Now it has come to light that BICEP2 did, in fact, take some of this foreground polarization into account, in part using results from Planck. But since the raw data hadn’t been released, the team used data taken from a PDF slide of Planck results and basically reverse-engineered the Planck data. It is sometimes referred to as “data scraping”, and it isn’t ideal, but it works moderately well. Now there is some debate as to whether that slide presented the real foreground polarization or some averaged polarization. If it is the latter, then the BICEP2 results may have underestimated the foreground effect. Does this mean the BICEP2 results are completely invalid? Given what I’ve seen so far, I don’t think it does. Keep in mind that the Planck foreground is one of several foreground effects that BICEP2 did account for. It could be a large error, but it could also be a rather minor one.
The important thing to keep in mind is that the BICEP2 paper is still undergoing peer review. Critical analysis of the paper is exactly what should happen, and is happening. This type review used to be confined to the ivory towers, but with social media it now happens in the open. This is how science is done. BICEP2 has made a bold claim, and now everyone gets to whack at them like a piñata.
The BICEP2 team stands by their work, and so we’ll have to see whether it holds up to peer review. We’ll also have to wait for the Planck team to release their results on B-mode polarization. Eventually the dust will settle and we’ll have a much better handle on the results.
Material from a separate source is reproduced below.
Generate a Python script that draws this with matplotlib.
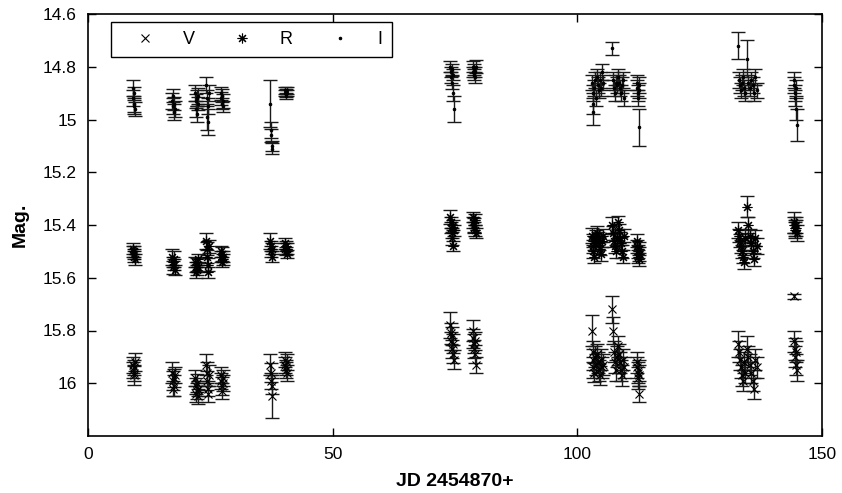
import matplotlib
matplotlib.use("Agg")
import matplotlib.pyplot as plt
from matplotlib.ticker import FormatStrFormatter

plt.rcParams['font.family'] = ['Liberation Sans', 'DejaVu Sans']

# observation times (JD - 2454870), shared by the three bands
jd = [9.1, 9.2, 9.3, 9.4, 9.5, 9.6,
      17.2, 17.3, 17.4, 17.5, 17.6, 17.7,
      21.9, 22.0, 22.1, 22.2, 22.3, 22.4, 22.5,
      24.2, 24.3, 24.4, 24.5, 24.6, 24.7,
      27.1, 27.2, 27.3, 27.4, 27.5, 27.6,
      37.2, 37.3, 37.4, 37.5, 37.6,
      40.2, 40.3, 40.4, 40.5, 40.6, 40.7,
      74.0, 74.1, 74.2, 74.3, 74.4, 74.5, 74.6, 74.7,
      78.6, 78.7, 78.8, 78.9, 79.0, 79.1, 79.2,
      103.0, 103.1, 103.2, 103.3, 103.5, 103.7, 103.9,
      104.1, 104.3, 104.5, 104.7, 104.9, 105.1, 105.3,
      107.1, 107.3, 107.5, 107.7, 107.9, 108.1,
      108.3, 108.5, 108.7, 108.9, 109.1, 109.3, 109.5,
      112.1, 112.2, 112.3, 112.4, 112.5, 112.6, 112.7,
      132.9, 133.1, 133.3, 133.5, 133.7, 133.9, 134.1, 134.3,
      134.6, 134.9, 135.2, 135.5, 135.8, 136.1, 136.4, 136.7,
      144.2, 144.3, 144.4, 144.5, 144.6, 144.7, 144.8]

i_mag = [14.88, 14.92, 14.95, 14.90, 14.94, 14.96,
         14.93, 14.95, 14.91, 14.97, 14.94, 14.96,
         14.90, 14.93, 14.96, 14.92, 14.98, 14.94, 14.91,
         14.87, 14.92, 14.99, 15.01, 14.95, 14.90,
         14.90, 14.92, 14.94, 14.91, 14.95, 14.93,
         14.94, 15.04, 15.06, 15.10, 15.11,
         14.89, 14.90, 14.91, 14.90, 14.89, 14.90,
         14.80, 14.82, 14.84, 14.86, 14.81, 14.83, 14.90, 14.96,
         14.80, 14.82, 14.83, 14.81, 14.84, 14.82, 14.80,
         14.86, 14.90, 14.94, 14.97, 14.88, 14.85, 14.92,
         14.84, 14.87, 14.89, 14.85, 14.88, 14.82, 14.86,
         14.73, 14.85, 14.88, 14.90, 14.86, 14.87,
         14.84, 14.86, 14.88, 14.90, 14.87, 14.85, 14.92,
         14.86, 14.88, 14.90, 14.92, 14.87, 14.89, 15.03,
         14.72, 14.85, 14.87, 14.89, 14.86, 14.84, 14.88, 14.90,
         14.77, 14.86, 14.88, 14.85, 14.87, 14.90, 14.84, 14.89,
         14.85, 14.87, 14.90, 14.92, 14.88, 14.96, 15.02]

i_err = [0.03, 0.03, 0.03, 0.025, 0.03, 0.025,
         0.03, 0.03, 0.025, 0.03, 0.025, 0.03,
         0.03, 0.025, 0.03, 0.03, 0.03, 0.025, 0.03,
         0.03, 0.03, 0.05, 0.05, 0.03, 0.03,
         0.025, 0.025, 0.02, 0.025, 0.02, 0.025,
         0.09, 0.03, 0.025, 0.02, 0.02,
         0.015, 0.012, 0.012, 0.015, 0.012, 0.012,
         0.02, 0.02, 0.02, 0.025, 0.02, 0.02, 0.03, 0.05,
         0.02, 0.02, 0.02, 0.02, 0.02, 0.02, 0.025,
         0.03, 0.03, 0.04, 0.05, 0.03, 0.03, 0.03,
         0.03, 0.03, 0.03, 0.03, 0.03, 0.03, 0.03,
         0.025, 0.03, 0.03, 0.03, 0.03, 0.03,
         0.03, 0.03, 0.03, 0.03, 0.03, 0.03, 0.03,
         0.03, 0.03, 0.03, 0.03, 0.03, 0.03, 0.07,
         0.05, 0.03, 0.03, 0.03, 0.03, 0.03, 0.03, 0.03,
         0.07, 0.03, 0.03, 0.03, 0.03, 0.03, 0.03, 0.03,
         0.03, 0.03, 0.03, 0.03, 0.03, 0.04, 0.06]

r_mag = [15.49, 15.50, 15.52, 15.51, 15.50, 15.53,
         15.52, 15.54, 15.56, 15.55, 15.53, 15.57,
         15.54, 15.56, 15.58, 15.55, 15.57, 15.53, 15.56,
         15.46, 15.49, 15.52, 15.55, 15.58, 15.48,
         15.50, 15.52, 15.54, 15.51, 15.53, 15.52,
         15.46, 15.48, 15.50, 15.52, 15.49,
         15.47, 15.49, 15.50, 15.48, 15.51, 15.49,
         15.37, 15.39, 15.41, 15.43, 15.45, 15.40, 15.48, 15.42,
         15.37, 15.39, 15.41, 15.40, 15.38, 15.42, 15.43,
         15.44, 15.46, 15.48, 15.50, 15.52, 15.47, 15.45,
         15.43, 15.45, 15.47, 15.49, 15.51, 15.46, 15.44,
         15.40, 15.43, 15.46, 15.48, 15.50, 15.45,
         15.39, 15.42, 15.45, 15.47, 15.50, 15.52, 15.44,
         15.46, 15.48, 15.50, 15.52, 15.49, 15.51, 15.53,
         15.42, 15.44, 15.46, 15.48, 15.50, 15.52, 15.54, 15.45,
         15.33, 15.40, 15.44, 15.47, 15.50, 15.53, 15.45, 15.48,
         15.39, 15.40, 15.41, 15.42, 15.40, 15.41, 15.43]

r_err = [0.02, 0.02, 0.02, 0.02, 0.02, 0.02,
         0.03, 0.02, 0.025, 0.02, 0.03, 0.02,
         0.02, 0.02, 0.02, 0.025, 0.02, 0.02, 0.02,
         0.03, 0.025, 0.025, 0.025, 0.02, 0.025,
         0.02, 0.02, 0.02, 0.025, 0.02, 0.02,
         0.03, 0.02, 0.02, 0.02, 0.02,
         0.02, 0.02, 0.015, 0.02, 0.015, 0.02,
         0.025, 0.02, 0.02, 0.02, 0.025, 0.02, 0.02, 0.02,
         0.02, 0.02, 0.02, 0.025, 0.02, 0.02, 0.02,
         0.03, 0.025, 0.025, 0.025, 0.025, 0.025, 0.03,
         0.025, 0.025, 0.025, 0.025, 0.025, 0.025, 0.025,
         0.03, 0.025, 0.025, 0.025, 0.025, 0.025,
         0.025, 0.025, 0.025, 0.025, 0.025, 0.025, 0.025,
         0.025, 0.025, 0.025, 0.025, 0.025, 0.025, 0.025,
         0.03, 0.025, 0.025, 0.025, 0.025, 0.025, 0.025, 0.03,
         0.04, 0.03, 0.025, 0.025, 0.025, 0.025, 0.03, 0.03,
         0.04, 0.03, 0.03, 0.03, 0.03, 0.03, 0.03]

v_mag = [15.93, 15.95, 15.97, 15.94, 15.96, 15.92,
         15.96, 15.99, 16.02, 15.98, 16.01, 15.97,
         15.98, 16.01, 16.04, 16.03, 16.00, 16.02, 16.05,
         15.93, 15.96, 15.99, 16.02, 16.04, 15.97,
         15.97, 15.99, 16.01, 16.03, 15.98, 16.00,
         15.93, 15.96, 15.99, 16.01, 16.05,
         15.91, 15.93, 15.95, 15.94, 15.92, 15.96,
         15.78, 15.81, 15.84, 15.87, 15.82, 15.85, 15.89, 15.91,
         15.80, 15.83, 15.85, 15.87, 15.84, 15.89, 15.93,
         15.80, 15.88, 15.91, 15.94, 15.96, 15.90, 15.93,
         15.89, 15.92, 15.95, 15.97, 15.91, 15.94, 15.93,
         15.72, 15.80, 15.88, 15.92, 15.95, 15.90,
         15.86, 15.89, 15.92, 15.95, 15.97, 15.91, 15.94,
         15.92, 15.94, 15.96, 15.98, 15.95, 15.97, 16.04,
         15.85, 15.88, 15.91, 15.94, 15.97, 15.99, 15.92, 15.96,
         15.87, 15.90, 15.93, 15.96, 15.99, 16.02, 15.91, 15.94,
         15.67, 15.84, 15.87, 15.90, 15.93, 15.88, 15.95]

v_err = [0.03, 0.03, 0.035, 0.03, 0.03, 0.035,
         0.04, 0.035, 0.03, 0.035, 0.04, 0.03,
         0.03, 0.03, 0.03, 0.03, 0.035, 0.03, 0.03,
         0.04, 0.04, 0.035, 0.03, 0.03, 0.04,
         0.03, 0.03, 0.035, 0.03, 0.03, 0.03,
         0.04, 0.035, 0.03, 0.03, 0.08,
         0.03, 0.03, 0.03, 0.03, 0.03, 0.03,
         0.05, 0.04, 0.035, 0.035, 0.035, 0.035, 0.035, 0.035,
         0.04, 0.035, 0.035, 0.035, 0.035, 0.035, 0.03,
         0.06, 0.04, 0.04, 0.04, 0.035, 0.04, 0.04,
         0.04, 0.04, 0.04, 0.035, 0.04, 0.04, 0.04,
         0.05, 0.05, 0.04, 0.04, 0.04, 0.04,
         0.04, 0.04, 0.04, 0.04, 0.04, 0.04, 0.04,
         0.04, 0.04, 0.04, 0.04, 0.04, 0.04, 0.03,
         0.05, 0.04, 0.04, 0.04, 0.04, 0.04, 0.04, 0.04,
         0.05, 0.04, 0.04, 0.04, 0.04, 0.04, 0.04, 0.04,
         0.01, 0.04, 0.04, 0.04, 0.04, 0.04, 0.04]

fig = plt.figure(figsize=(8.42, 4.93), dpi=100)
ax = fig.add_axes([88 / 842, 1 - 436 / 493, 734 / 842, 422 / 493])

bands = [(v_mag, v_err, 'x', 6, 'V'),
         (r_mag, r_err, (8, 2, 0), 7, 'R'),
         (i_mag, i_err, '.', 3.5, 'I')]

handles = []
for mag, err, mk, ms, lab in bands:
    ax.errorbar(jd, mag, yerr=err, fmt='none', ecolor='#1a1a1a',
                elinewidth=1.0, capsize=5, capthick=1.0)
    h, = ax.plot(jd, mag, linestyle='none', marker=mk, markersize=ms,
                 color='k', markeredgewidth=0.8, label=lab)
    handles.append(h)

ax.set_xlim(0, 150)
ax.set_ylim(16.2, 14.6)
ax.set_xticks([0, 50, 100, 150])
ax.set_yticks([14.6, 14.8, 15.0, 15.2, 15.4, 15.6, 15.8, 16.0])
ax.yaxis.set_major_formatter(FormatStrFormatter('%g'))
ax.tick_params(direction='in', top=True, right=True, length=6,
               width=1, labelsize=12.5, pad=8)
for sp in ax.spines.values():
    sp.set_linewidth(1.2)

ax.set_xlabel('JD 2454870+', fontsize=14, fontweight='bold', labelpad=8)
ax.set_ylabel('Mag.', fontsize=14, fontweight='bold', labelpad=10)

leg = ax.legend(handles=handles, ncol=3, loc='upper left',
                bbox_to_anchor=(0.031, 0.981), borderaxespad=0,
                fontsize=13, handlelength=2.8, handletextpad=0.7,
                columnspacing=1.2, borderpad=0.5, fancybox=False,
                framealpha=1, edgecolor='k', numpoints=1)
leg.get_frame().set_linewidth(1.0)

fig.savefig('out.png', dpi=100)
3 Replies to “Are the BICEP2 Results Invalid? Probably Not.”
I’m confused on how to think about the CMB. In my mind it’s a “wall” at the edge of the observable universe. But for us to be able to detect it, CMB photons must be flying around my apartment. I get it that they are cool, low energy, stretched by cosmic expansion, but aren’t they everywhere?
There are a few bouncing around your apartment, but that’s part of the problem. To get from the edge of the universe to your apartment, they might have bounced off a lot of things in between, which might change their properties. And, other photons that were generated in between your apartment and the edge of the observable universe may look/act similar enough to CMB photons that we have to weed them out very carefully.
I’m not sure what your basis is for your claim that Planck is junk for B-modes. The detector sensitivity is the same as BICEP2, BICEP2 had 512 pixels at a single frequency band and mapped 2% of the sky, while Planck has 32 polarization-sensitive detectors in 4 frequency bands and mapped the entire sky. Planck should be fully capable of mapping the B-modes.